What sort of projects?
For example, one of the companies involved is a subsidiary of Capgemini. They wanted a way to link 20,000 IT consultants around the world. They wanted to share more of their information, IP, knowledge and best practices, and so on. Instead of creating a system within their own confines, which would have taken them six months or more, they instead hosted a system and introduced collaboration.

In the space of a few days, they generated over 5,000 ideas [from participants] in this project. They found that 60 percent of their employees participated, and they counted that as a success.

Internally, in IBM, we have our own cloud system that we call the Technology Adoption Program. We used it in [developing] the Lotus Sametime program, for example. We used a sandbox to work it through, and then, in trials throughout IBM, different employees would use it. This could cut down development time, shorten the time to market and improve the quality of what we deliver.

How many cloud computing centres do you have?
Nine cloud centres around the world — we call them 'Cloud Labs'. Then we have six customer centres. [Two of the cloud centres] are in Silicon Valley and Dublin. Then we have [one in] South Africa, which we created last June.

And last month, we created a customer centre in Qatar for the oil and gas businesses and for the universities, so they can create a collaborative environment. The government is behind the whole thing there.
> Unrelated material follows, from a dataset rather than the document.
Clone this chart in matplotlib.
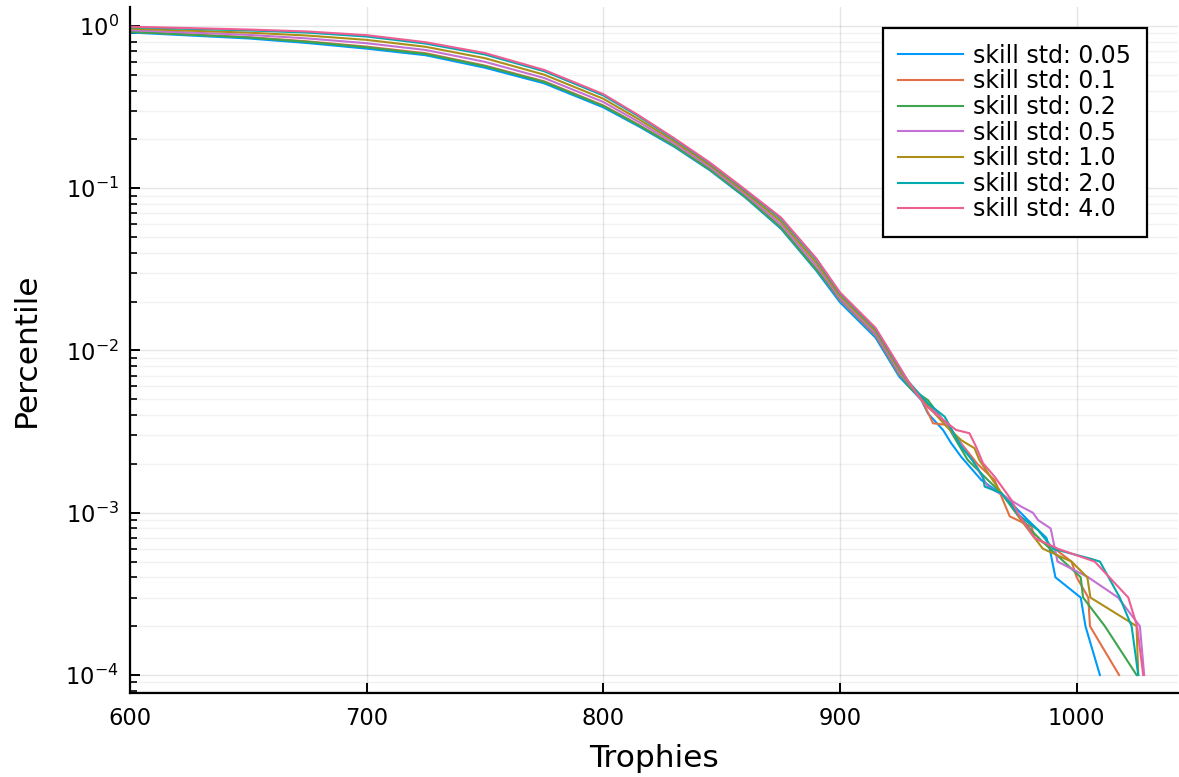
import matplotlib
matplotlib.use("Agg")
import matplotlib.pyplot as plt
from matplotlib.ticker import LogLocator, LogFormatterMathtext, NullFormatter, FixedLocator

plt.rcParams['font.family'] = ['DejaVu Sans']

labels = ["skill std: 0.05", "skill std: 0.1", "skill std: 0.2", "skill std: 0.5",
          "skill std: 1.0", "skill std: 2.0", "skill std: 4.0"]
colors = ["#009AFA", "#E36F47", "#3EA44E", "#C371D2", "#AC8E18", "#00AAAE", "#ED5E93"]

# Shared trophy grid for the smooth part
trophies_main = [600, 650, 675, 700, 725, 750, 775, 800, 815, 830, 845, 860, 875, 890, 900, 915, 925]

main_005 = [0.912, 0.838, 0.785, 0.725, 0.660, 0.553, 0.443, 0.315, 0.2404, 0.180, 0.129, 0.0876, 0.0564, 0.031, 0.0198, 0.0120, 0.0069]
main_01 = [0.923, 0.854, 0.804, 0.746, 0.679, 0.570, 0.456, 0.324, 0.246, 0.1834, 0.1312, 0.0891, 0.0578, 0.0318, 0.0205, 0.0124, 0.0071]
main_02 = [0.920, 0.849, 0.798, 0.739, 0.672, 0.565, 0.452, 0.321, 0.244, 0.1823, 0.1305, 0.0886, 0.0573, 0.0315, 0.0208, 0.0126, 0.0072]
main_05 = [0.942, 0.882, 0.838, 0.783, 0.711, 0.601, 0.478, 0.340, 0.256, 0.189, 0.1349, 0.0917, 0.0601, 0.0332, 0.0210, 0.01269, 0.00732]
main_10 = [0.962, 0.910, 0.873, 0.821, 0.744, 0.633, 0.501, 0.356, 0.266, 0.1947, 0.1387, 0.0942, 0.0625, 0.0347, 0.0217, 0.01314, 0.0076]
main_20 = [0.982, 0.939, 0.910, 0.861, 0.779, 0.667, 0.526, 0.373, 0.277, 0.2005, 0.1426, 0.0969, 0.0650, 0.0363, 0.0225, 0.0136, 0.00788]
main_40 = [0.990, 0.951, 0.925, 0.878, 0.794, 0.681, 0.536, 0.380, 0.281, 0.203, 0.144, 0.098, 0.0661, 0.0369, 0.0228, 0.0138, 0.0080]

# Tails (trophies, percentile)
tail_x_005 = [934.4, 937.1, 943.5, 947.0, 951.2, 959.7, 969.6, 979.4, 987.2, 988.6, 991.0, 1001.7, 1003.7, 1009.8]
tail_y_005 = [0.00495, 0.0041, 0.00324, 0.00268, 0.00221, 0.00159, 0.00126, 0.0009, 0.0007, 0.0006, 0.0004, 0.0003, 0.0002, 0.0001]

tail_x_01 = [929.0, 935.0, 939.3, 945.6, 951.0, 958.0, 965.3, 968.8, 971.7, 980.9, 982.3, 990.7, 997.8, 1000.0, 1004.9, 1005.6, 1017.9]
tail_y_01 = [0.0062, 0.00483, 0.00356, 0.00347, 0.0027, 0.0020, 0.00159, 0.0012, 0.00095, 0.00082, 0.0007, 0.0006, 0.0005, 0.0004, 0.0003, 0.0002, 0.0001]

tail_x_02 = [930.0, 937.1, 945.6, 954.0, 962.5, 969.6, 976.0, 980.0, 985.7, 992.1, 1001.7, 1002.7, 1011.9, 1025.3]
tail_y_02 = [0.0058, 0.00495, 0.00339, 0.00211, 0.00159, 0.00126, 0.00095, 0.0008, 0.00066, 0.00054, 0.0004, 0.0003, 0.0002, 0.0001]

tail_x_05 = [930.0, 937.7, 943.5, 950.0, 956.0, 962.5, 970.0, 976.6, 981.5, 983.7, 989.0, 991.9, 1004.9, 1017.5, 1026.7, 1028.5]
tail_y_05 = [0.0060, 0.00461, 0.00373, 0.0028, 0.0021, 0.00145, 0.00125, 0.00109, 0.001, 0.0009, 0.0008, 0.0005, 0.0004, 0.0003, 0.0002, 0.0001]

tail_x_10 = [929.0, 939.3, 945.0, 951.2, 956.8, 958.9, 968.2, 977.0, 985.7, 997.8, 1004.5, 1005.8, 1025.3, 1026.0]
tail_y_10 = [0.0063, 0.0042, 0.0034, 0.0028, 0.0025, 0.00211, 0.00132, 0.00088, 0.0006, 0.0005, 0.0004, 0.0003, 0.0002, 0.0001]

tail_x_20 = [929.0, 937.1, 944.2, 951.2, 956.0, 960.4, 961.1, 968.2, 975.0, 983.7, 990.0, 1006.0, 1009.8, 1018.2, 1023.2, 1026.0]
tail_y_20 = [0.0064, 0.00472, 0.00391, 0.00255, 0.0021, 0.00167, 0.00145, 0.00132, 0.00098, 0.00078, 0.0006, 0.00052, 0.0005, 0.0003, 0.0002, 0.0001]

tail_x_40 = [928.4, 936.0, 945.4, 949.0, 954.7, 957.5, 960.4, 965.3, 972.4, 975.2, 982.2, 992.0, 1007.6, 1021.8, 1025.5, 1028.1]
tail_y_40 = [0.0066, 0.0046, 0.00356, 0.00324, 0.00309, 0.00255, 0.00202, 0.00167, 0.0012, 0.00099, 0.0007, 0.0006, 0.0005, 0.0003, 0.0002, 0.0001]

series = [
    (main_005, tail_x_005, tail_y_005),
    (main_01, tail_x_01, tail_y_01),
    (main_02, tail_x_02, tail_y_02),
    (main_05, tail_x_05, tail_y_05),
    (main_10, tail_x_10, tail_y_10),
    (main_20, tail_x_20, tail_y_20),
    (main_40, tail_x_40, tail_y_40),
]

xticks = [600, 700, 800, 900, 1000]

W, H = 1179, 777
fig = plt.figure(figsize=(W / 100, H / 100), dpi=100)
ax = fig.add_axes([130 / W, (H - 693) / H, (1178 - 130) / W, (693 - 7) / H])

for (m, tx, ty), lab, col in zip(series, labels, colors):
    ax.plot(trophies_main + tx, m + ty, color=col, lw=1.5, label=lab)

ax.set_yscale('log')
ax.set_xlim(600, 1042.8)
ax.set_ylim(10 ** -4.111, 10 ** 0.117)

ax.xaxis.set_major_locator(FixedLocator(xticks))
ax.yaxis.set_major_locator(LogLocator(base=10, numticks=10))
ax.yaxis.set_minor_locator(LogLocator(base=10, subs=range(2, 10), numticks=20))
ax.yaxis.set_major_formatter(LogFormatterMathtext())
ax.yaxis.set_minor_formatter(NullFormatter())

ax.grid(True, which='major', axis='both', color='#000000', alpha=0.1, lw=1.0)
ax.grid(True, which='minor', axis='y', color='#000000', alpha=0.05, lw=1.0)
ax.set_axisbelow(True)

for s in ['top', 'right']:
    ax.spines[s].set_visible(False)
for s in ['left', 'bottom']:
    ax.spines[s].set_linewidth(1.6)
    ax.spines[s].set_color('black')

ax.tick_params(axis='x', which='major', direction='in', length=7.5, width=1.4,
               labelsize=16.3, pad=10, colors='black')
ax.tick_params(axis='y', which='major', direction='in', length=7.5, width=1.4,
               labelsize=16.3, pad=8, colors='black')
ax.tick_params(axis='y', which='minor', direction='in', length=5, width=1.2)
ax.tick_params(axis='x', which='minor', length=0)

ax.set_xlabel('Trophies', fontsize=22.5, labelpad=10)
ax.set_ylabel('Percentile', fontsize=22.5, labelpad=18)

leg = ax.legend(loc='upper right', bbox_to_anchor=(0.970, 0.9694), borderaxespad=0,
                fontsize=17, frameon=True, fancybox=False, framealpha=1,
                edgecolor='black', handlelength=2.75, handletextpad=0.42,
                labelspacing=0.07, borderpad=0.66)
leg.get_frame().set_linewidth(1.6)

fig.savefig('out.png', dpi=100)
It's created a lot of buzz around the Middle East. But that is a customer centre that they pay for, and that we created for them.

Then we have Bangalore. [Plus] Vietnam, which is a hot spot for technical development — in Hanoi, we have a customer centre...

...which we developed with a telco. Then, in China, we have a cloud centre in Beijing, which is another customer centre.

Then we have Korea. And Japan, where we also have an innovation centre.

How do cloud centres and innovation centres relate to each other?
They are often co-located. The innovation centre will usually provide the infrastructure for the lab. The infrastructure is often an IBM infrastructure, and that is how we profit.

If you look at Dublin, we have six or seven research projects running at the lab there now. Some are in collaboration with government and some are in collaboration with business.

This must all present a substantial amount of investment by IBM. Isn't the objective, or one of them, to reduce the amount of hardware you need?
What we are seeing is a new way of working. But we do see things, such as in Asia, where there is a [cloud computing] project to share resource across pools of government. They did not use virtualisation. However, it will be far easier for them to move to a virtualised infrastructure, since they have already adopted this cultural change.

The cloud fits in with President Obama's message about finding ways to stimulate the economy, to bring it out of the doldrums. One way is to not just spend money on the infrastructure, but to spend it in a smarter way; to leverage the information and the intelligence, and then leverage the fact that it is a more interconnected world. So logistics, information management and traffic management can all be done in a much smarter and effective way.

What it the difference between 'the cloud', as IBM uses it, and grid computing?
I get asked this question a lot. Is this grid computing, is it software-as-a-service (SaaS), what is it? A major difference is that cloud computing is evolutionary, but it has many characteristics that make it revolutionary. But it is evolutionary, because it is a combination of all of [those things] — with a grid, with SaaS, and with utility computing, when you are metering by the hour.

All of those things can be characteristics of cloud computing. But the things that really distinguish it, that answer questions like: 'Why is it now so popular?', are things like cost reduction, speed and time to market.

The main issue is, how do you deliver it as a service and consume it as a service? We see the massive scalability that you get — the internet-scale capability — and you can access this capacity anywhere. Taken together, that is delivery as a service.

If you look at the self-service aspect of that — which is analogous to the consumer shopping experience online, when you have a shopping cart and you fill it by drag-and-drop — it becomes easy to consume. This has not been adopted in the IT world until more recently. This can go all the way from provisioning and deployment and so on, and they can do it in a self-service manner.

So now we can produce a service all across the IT system, with the services all provided through the cloud. The idea is that you do not have to go to many places, when you do development with a tool: You do some system testing, and then you deploy it. Those are the things that make it so compelling.

You see the whole thing as being virtualised?
Exactly, yes. You know this all began with IBM, but now it has developed and moved along, and now even standards are being talked about.